Task brief - Determine which lines of the records include the word "Output", and copy them.

Record set -
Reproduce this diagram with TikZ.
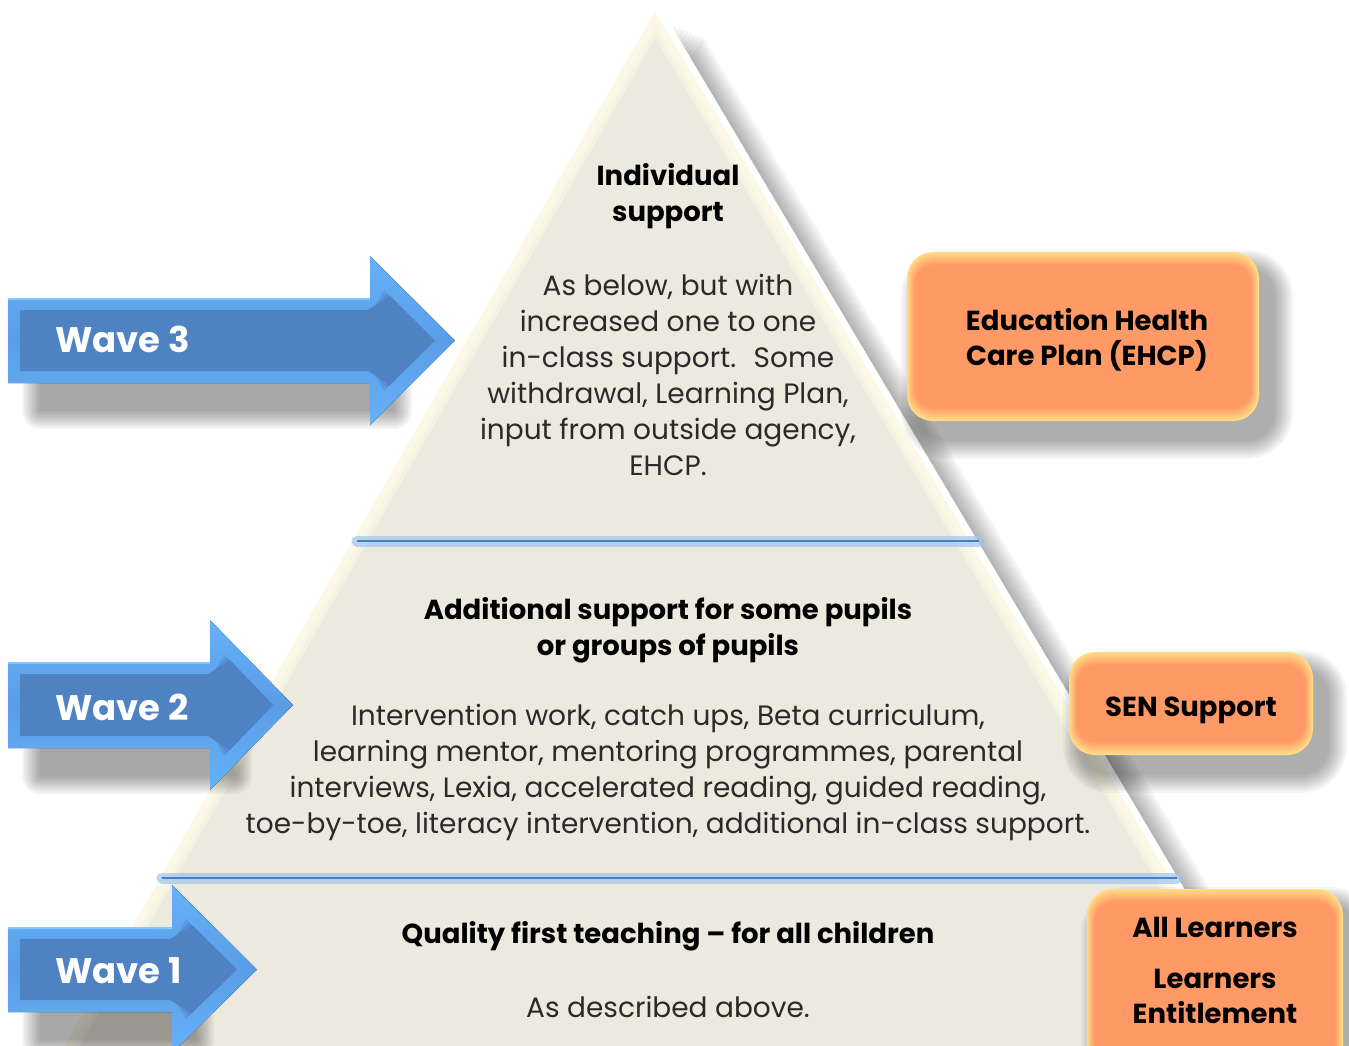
\documentclass[tikz,border=0pt]{standalone}
\usepackage{fontspec}
\setmainfont{Poppins}
\definecolor{pyrfill}{HTML}{ECE9DE}
\definecolor{pyredge}{HTML}{FFFDE9}
\definecolor{orng}{HTML}{FF9966}
\definecolor{glowy}{HTML}{FFDC86}
\definecolor{arrlight}{HTML}{66B2FA}
\definecolor{arrlight2}{HTML}{5A9DE6}
\definecolor{arrdark}{HTML}{4F82C2}
\definecolor{arrdark2}{HTML}{4C7DBB}
\definecolor{arrhi}{HTML}{7DCBFF}
\definecolor{sepline}{HTML}{4A7EC0}
\definecolor{sepglow}{HTML}{9EC5EE}
\definecolor{bodygray}{HTML}{2A2A2A}
\tikzset{
  wavetxt/.style={anchor=west,text=white,font=\bfseries\fontsize{35.5}{40}\selectfont,inner sep=0pt},
  headtxt/.style={align=center,font=\bfseries\fontsize{27.5}{36}\selectfont,text=black,inner sep=0pt},
  bodytxt/.style={align=center,font=\fontsize{28}{36}\selectfont,text=bodygray,inner sep=0pt},
  boxtxt/.style={align=center,font=\bfseries\fontsize{27.5}{35}\selectfont,text=black,inner sep=0pt},
  sepglowline/.style={line width=11pt,color=sepglow,opacity=0.7,line cap=round},
  sepmainline/.style={line width=2.2pt,color=sepline},
}
% orange rounded box with soft shadow: x0 y0 x1 y1
\newcommand\orangebox[4]{%
  \foreach \i in {0,...,9}{%
    \pgfmathsetmacro\dd{20-2*\i}%
    \pgfmathsetmacro\rr{26+\dd}%
    \fill[black,opacity=0.035,rounded corners=\rr pt] ({#1+14-\dd},{#2+18-\dd}) rectangle ({#3+14+\dd},{#4+18+\dd});
  }%
  \foreach \i in {0,...,9}{%
    \pgfmathsetmacro\dd{\i*1.4}%
    \pgfmathtruncatemacro\pc{\i*100/9}%
    \pgfmathsetmacro\rr{26-\dd*0.5}%
    \fill[orng!\pc!glowy,rounded corners=\rr pt] ({#1+\dd*0.6},{#2+\dd}) rectangle ({#3-\dd*0.6},{#4-\dd});
  }%
}
% blue arrow: shaft top, shaft bottom, head base x, tip x, head top, head bottom
\newcommand\wavearrow[6]{%
  \pgfmathsetmacro\arrmid{(#1+#2)/2}%
  \foreach \i in {0,...,9}{%
    \pgfmathsetmacro\dd{18-2*\i}%
    \fill[black,opacity=0.04,rounded corners=\dd pt] ({40-\dd},{#1+32-\dd}) rectangle ({#3+24+\dd},{#2+28+\dd});
  }%
  \fill[top color=arrlight,bottom color=arrlight,middle color=arrlight2] (8,#1) -- (#3,#1) -- (#3,#5) -- (#4,\arrmid) -- (#3,#6) -- (#3,#2) -- (8,#2) -- cycle;
  % soft bevel: nested inner polygons
  \foreach \k/\op in {0/0.35,1/0.5,2/1}{%
    \pgfmathsetmacro\ins{20-4*\k}%
    \fill[arrdark,opacity=\op] ({8+\ins},{#1+\ins}) -- ({#3-2},{#1+\ins}) -- ({#3+14+\k*3},{#5+34+\k*3}) -- ({#4-\ins-8},\arrmid) -- ({#3+14+\k*3},{#6-34-\k*3}) -- ({#3-2},{#2-\ins}) -- ({8+\ins},{#2-\ins}) -- cycle;
  }%
  \draw[arrhi,line width=1.5pt] (8,{#1+0.8}) -- (#3,{#1+0.8});
}
\begin{document}
\begin{tikzpicture}[x=1pt,y=-1pt]
\clip (0,0) rectangle (1349,1045);
\fill[white] (0,0) rectangle (1349,1045);

% pyramid shadow
\foreach \i in {1,...,11}{%
  \fill[black,opacity=0.04,shift={(4*\i+4,1.5*\i+8)}] (655,12) -- (1284,1070) -- (51,1070) -- cycle;
}
\coordinate (apex) at (655,12);
\coordinate (bl) at (51,1070);
\coordinate (br) at (1284,1070);
\draw[white,line width=14pt,line join=round] (apex) -- (br) -- (bl) -- cycle;
\fill[pyrfill] (apex) -- (br) -- (bl) -- cycle;
\begin{scope}
  \clip (apex) -- (br) -- (bl) -- cycle;
  \foreach \w in {26,18,11}{%
    \draw[pyredge,line width=\w pt,opacity=0.45,line join=round] (apex) -- (br) -- (bl) -- cycle;
  }
\end{scope}

% separators
\coordinate (s1a) at (357,541);
\coordinate (s1b) at (979,541);
\coordinate (s2a) at (162,878);
\coordinate (s2b) at (1177,878);
\draw[sepglowline] (s1a) -- (s1b);
\draw[sepmainline] (s1a) -- (s1b);
\draw[sepglowline] (s2a) -- (s2b);
\draw[sepmainline] (s2a) -- (s2b);

% pyramid texts
\node[headtxt] (indiv) at (668,196) {Individual\\support};
\node[bodytxt] (indivbody) at (668,375) {As below, but with\\increased one to one\\in-class support.~ Some\\withdrawal, Learning Plan,\\input from outside agency,\\EHCP.};
\node[headtxt] (addhead) at (668,630) {Additional support for some pupils\\or groups of pupils};
\node[bodytxt] (addbody) at (668,772) {Intervention work, catch ups, Beta curriculum,\\learning mentor, mentoring programmes, parental\\interviews, Lexia, accelerated reading, guided reading,\\toe-by-toe, literacy intervention, additional in-class support.};
\node[headtxt] (qfthead) at (668,936) {Quality first teaching – for all children};
\node[bodytxt] (qftbody) at (668,1007) {As described above.};

% arrows
\wavearrow{298}{383}{370}{455}{256}{425}
\node[wavetxt] (w3) at (55,339) {Wave 3};
\wavearrow{662}{748}{210}{293}{620}{790}
\node[wavetxt] (w2) at (55,707) {Wave 2};
\wavearrow{927}{1012}{172}{257}{885}{1053}
\node[wavetxt] (w1) at (55,971) {Wave 1};

% orange boxes
\orangebox{907}{252}{1259}{421}
\node[boxtxt] (ehcp) at (1087,340) {Education Health\\Care Plan (EHCP)};
\orangebox{1069}{652}{1313}{755}
\node[boxtxt] (sen) at (1191,710) {SEN Support};
\orangebox{1087}{889}{1343}{1075}
\node[boxtxt] (all) at (1215,970) {All Learners\\[16pt]Learners\\Entitlement};
\end{tikzpicture}
\end{document}
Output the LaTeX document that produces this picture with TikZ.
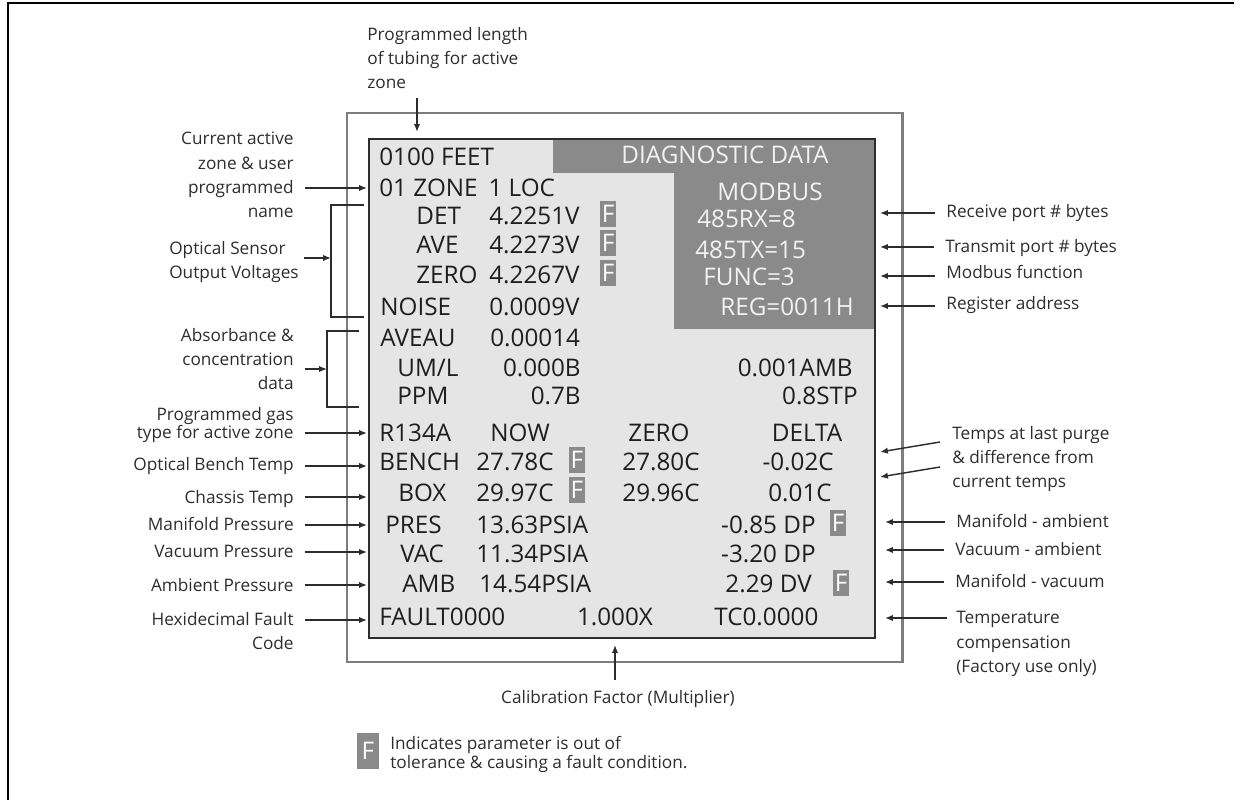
\documentclass[tikz,border=0pt]{standalone}
\usepackage{fontspec}
\setmainfont{Open Sans}
\usetikzlibrary{arrows.meta}
\definecolor{scrbg}{RGB}{229,229,229}
\definecolor{scrdark}{RGB}{138,138,138}
\definecolor{scrtext}{RGB}{30,30,30}
\definecolor{hdrtext}{RGB}{242,242,242}
\definecolor{lbltext}{RGB}{45,45,45}
\definecolor{arrgray}{RGB}{45,45,45}
\definecolor{casegray}{RGB}{125,125,125}
\tikzset{
  scr/.style={font=\fontsize{13.8}{16}\selectfont, text=scrtext, inner sep=0pt},
  hdr/.style={scr, text=hdrtext},
  lbl/.style={font=\fontsize{9.8}{13.8}\selectfont, text=lbltext, inner sep=0pt},
  fflag/.style={fill=scrdark, text=white, font=\fontsize{13.8}{16}\selectfont,
    minimum width=9.3pt, minimum height=14.8pt, inner sep=0pt},
  arr/.style={-{Latex[length=4.5pt,width=3.6pt]}, line width=0.8pt, draw=arrgray},
  larr/.style={arr, shorten <=6pt},
  brk/.style={line width=0.8pt, draw=arrgray},
}
\begin{document}
\begin{tikzpicture}[x=0.02cm,y=-0.02cm]
  \useasboundingbox (0,0) rectangle (1241,800);
  %% page frame
  \draw[line width=1.2pt] (8,800) -- (8,3) -- (1234,3);
  %% instrument case and screen
  \draw[casegray,line width=1.7pt] (347,113) rectangle (902,662);
  \draw[fill=scrbg,draw=arrgray,line width=1.1pt] (369,139) rectangle (875,638);
  \fill[scrdark] (553,139) rectangle (875,173);
  \fill[scrdark] (674,173) rectangle (875,329);
  \draw[arrgray,line width=1.1pt] (369,139) rectangle (875,638);

  %% screen text
  \node[scr,anchor=base west] (feet) at (379,166) {0100 FEET};
  \node[hdr,anchor=base] (diag) at (725,164) {DIAGNOSTIC DATA};
  \node[scr,anchor=base west] (zone) at (379,197) {01 ZONE\hspace{0.45em}1 LOC};
  \node[hdr,anchor=base] (modbus) at (770,201) {MODBUS};
  \node[scr,anchor=base west] (det) at (416,225) {DET};
  \node[scr,anchor=base west] (detv) at (489,225) {4.2251V};
  \node[fflag] (fdet) at (608,214) {F};
  \node[hdr,anchor=base west] (rx) at (697,228) {485RX=8};
  \node[scr,anchor=base west] (ave) at (416,254) {AVE};
  \node[scr,anchor=base west] (avev) at (489,254) {4.2273V};
  \node[fflag] (fave) at (608,243) {F};
  \node[hdr,anchor=base west] (tx) at (695,259) {485TX=15};
  \node[scr,anchor=base west] (zero) at (416,284) {ZERO};
  \node[scr,anchor=base west] (zerov) at (489,284) {4.2267V};
  \node[fflag] (fzero) at (608,273) {F};
  \node[hdr,anchor=base west] (func) at (703,286) {FUNC=3};
  \node[scr,anchor=base west] (noise) at (380,316) {NOISE};
  \node[scr,anchor=base west] (noisev) at (489,316) {0.0009V};
  \node[hdr,anchor=base west] (reg) at (720,316) {REG=0011H};
  \node[scr,anchor=base west] (aveau) at (380,347) {AVEAU};
  \node[scr,anchor=base west] (aveauv) at (490,347) {0.00014};
  \node[scr,anchor=base west] (uml) at (397,377) {UM/L};
  \node[scr,anchor=base east] (umlv) at (581,377) {0.000B};
  \node[scr,anchor=base east] (umlamb) at (853,377) {0.001AMB};
  \node[scr,anchor=base west] (ppm) at (397,405) {PPM};
  \node[scr,anchor=base east] (ppmv) at (581,405) {0.7B};
  \node[scr,anchor=base east] (ppmstp) at (858,405) {0.8STP};
  \node[scr,anchor=base west] (gas) at (379,441) {R134A};
  \node[scr,anchor=base] (now) at (520,441) {NOW};
  \node[scr,anchor=base] (zerohd) at (659,441) {ZERO};
  \node[scr,anchor=base] (delta) at (807,441) {DELTA};
  \node[scr,anchor=base west] (bench) at (379,471) {BENCH};
  \node[scr,anchor=base west] (benchv) at (476,471) {27.78C};
  \node[fflag] (fbench) at (577,460) {F};
  \node[scr,anchor=base] (benchz) at (661,471) {27.80C};
  \node[scr,anchor=base east] (benchd) at (834,471) {-0.02C};
  \node[scr,anchor=base west] (box) at (398,501) {BOX};
  \node[scr,anchor=base west] (boxv) at (476,501) {29.97C};
  \node[fflag] (fbox) at (577,490) {F};
  \node[scr,anchor=base] (boxz) at (661,501) {29.96C};
  \node[scr,anchor=base east] (boxd) at (832,501) {0.01C};
  \node[scr,anchor=base west] (pres) at (385,533) {PRES};
  \node[scr,anchor=base west] (presv) at (476,533) {13.63PSIA};
  \node[scr,anchor=base east] (presd) at (816,533) {-0.85 DP};
  \node[fflag] (fpres) at (838,523) {F};
  \node[scr,anchor=base west] (vac) at (400,562) {VAC};
  \node[scr,anchor=base west] (vacv) at (476,562) {11.34PSIA};
  \node[scr,anchor=base east] (vacd) at (816,562) {-3.20 DP};
  \node[scr,anchor=base west] (amb) at (402,592) {AMB};
  \node[scr,anchor=base west] (ambv) at (479,592) {14.54PSIA};
  \node[scr,anchor=base east] (ambd) at (812,592) {2.29 DV};
  \node[fflag] (famb) at (841,583) {F};
  \node[scr,anchor=base west] (fault) at (379,625) {FAULT0000};
  \node[scr,anchor=base] (calx) at (615,625) {1.000X};
  \node[scr,anchor=base west] (tcomp) at (714,625) {TC0.0000};

  %% arrow targets
  \coordinate (ttube) at (417,132);
  \coordinate (tzone) at (367,188);
  \coordinate (tsens) at (331,258);
  \coordinate (tabs) at (327,369);
  \coordinate (tgas) at (367,433);
  \coordinate (tbench) at (367,466);
  \coordinate (tbox) at (367,497);
  \coordinate (tpres) at (367,525);
  \coordinate (tvac) at (367,552);
  \coordinate (tamb) at (367,585);
  \coordinate (tfault) at (367,620);
  \coordinate (trx) at (880,213);
  \coordinate (ttx) at (880,247);
  \coordinate (tfunc) at (880,276);
  \coordinate (treg) at (880,306);
  \coordinate (tpurgeA) at (880,452);
  \coordinate (tpurgeB) at (880,477);
  \coordinate (spurgeA) at (940,442);
  \coordinate (spurgeB) at (940,467);
  \coordinate (tma) at (885,522);
  \coordinate (tva) at (885,550);
  \coordinate (tmv) at (885,582);
  \coordinate (ttc) at (885,618);
  \coordinate (tcal) at (615,645);

  %% left labels
  \node[lbl,align=left,anchor=west] (ltube) at (367,58) {Programmed length\\of tubing for active\\zone};
  \node[lbl,align=right,anchor=east] (lzone) at (294,175) {Current active\\zone \& user\\programmed\\name};
  \node[lbl,align=left,anchor=east] (lsens) at (299,262) {Optical Sensor\\Output Voltages};
  \node[lbl,align=right,anchor=east] (labs) at (294,359) {Absorbance \&\\concentration\\data};
  \node[lbl,align=right,anchor=east,font=\fontsize{9.8}{10.4}\selectfont] (lgas) at (294,425) {Programmed gas\\type for active zone};
  \node[lbl,anchor=base east] (lbench) at (294,471) {Optical Bench Temp};
  \node[lbl,anchor=base east] (lbox) at (294,503) {Chassis Temp};
  \node[lbl,anchor=base east] (lpres) at (294,530) {Manifold Pressure};
  \node[lbl,anchor=base east] (lvac) at (294,557) {Vacuum Pressure};
  \node[lbl,anchor=base east] (lamb) at (294,591) {Ambient Pressure};
  \node[lbl,align=right,anchor=east] (lfault) at (294,631) {Hexidecimal Fault\\Code};

  %% right labels
  \node[lbl,anchor=base west] (lrx) at (946,218) {Receive port \# bytes};
  \node[lbl,anchor=base west] (ltx) at (945,253) {Transmit port \# bytes};
  \node[lbl,anchor=base west] (lfunc) at (946,279) {Modbus function};
  \node[lbl,anchor=base west] (lreg) at (946,310) {Register address};
  \node[lbl,align=left,anchor=west] (lpurge) at (952,459) {Temps at last purge\\\& difference from\\current temps};
  \node[lbl,anchor=base west] (lma) at (956,527) {Manifold - ambient};
  \node[lbl,anchor=base west] (lva) at (955,555) {Vacuum - ambient};
  \node[lbl,anchor=base west] (lmv) at (955,587) {Manifold - vacuum};
  \node[lbl,align=left,anchor=west] (ltc) at (956,644) {Temperature\\compensation\\(Factory use only)};
  \node[lbl,anchor=base] (lcal) at (618,703) {Calibration Factor (Multiplier)};

  %% legend
  \node[fflag,minimum width=12.5pt,minimum height=21pt] (fkey) at (368,751) {F};
  \node[lbl,align=left,anchor=west,font=\fontsize{9.8}{10.8}\selectfont] (lkey) at (390,754) {Indicates parameter is out of\\tolerance \& causing a fault condition.};

  %% brackets
  \draw[brk] (364,205) -- (331,205) -- (331,317) -- (364,317);
  \draw[brk] (359,331) -- (327,331) -- (327,407) -- (359,407);

  %% arrows
  \draw[arr,shorten <=5pt] (ltube.south -| ttube) -- (ttube);
  \draw[larr] (lzone.east |- tzone) -- (tzone);
  \draw[arr,shorten <=3pt] (lsens.east |- tsens) -- (tsens);
  \draw[larr] (labs.east |- tabs) -- (tabs);
  \draw[larr] (lgas.east |- tgas) -- (tgas);
  \draw[larr] (lbench.east |- tbench) -- (tbench);
  \draw[larr] (lbox.east |- tbox) -- (tbox);
  \draw[larr] (lpres.east |- tpres) -- (tpres);
  \draw[larr] (lvac.east |- tvac) -- (tvac);
  \draw[larr] (lamb.east |- tamb) -- (tamb);
  \draw[larr] (lfault.east |- tfault) -- (tfault);
  \draw[larr] (lrx.west |- trx) -- (trx);
  \draw[larr] (ltx.west |- ttx) -- (ttx);
  \draw[larr] (lfunc.west |- tfunc) -- (tfunc);
  \draw[larr] (lreg.west |- treg) -- (treg);
  \draw[arr] (spurgeA) -- (tpurgeA);
  \draw[arr] (spurgeB) -- (tpurgeB);
  \draw[larr] (lma.west |- tma) -- (tma);
  \draw[larr] (lva.west |- tva) -- (tva);
  \draw[larr] (lmv.west |- tmv) -- (tmv);
  \draw[arr,shorten <=5pt] (ltc.west |- ttc) -- (ttc);
  \draw[arr,shorten <=5.5pt] (lcal.north -| tcal) -- (tcal);
\end{tikzpicture}
\end{document}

The response -
Output the LaTeX document that produces this picture with TikZ.
  \node[lbl,align=left,anchor=east] (lsens) at (299,262) {Optical Sensor\\Output Voltages};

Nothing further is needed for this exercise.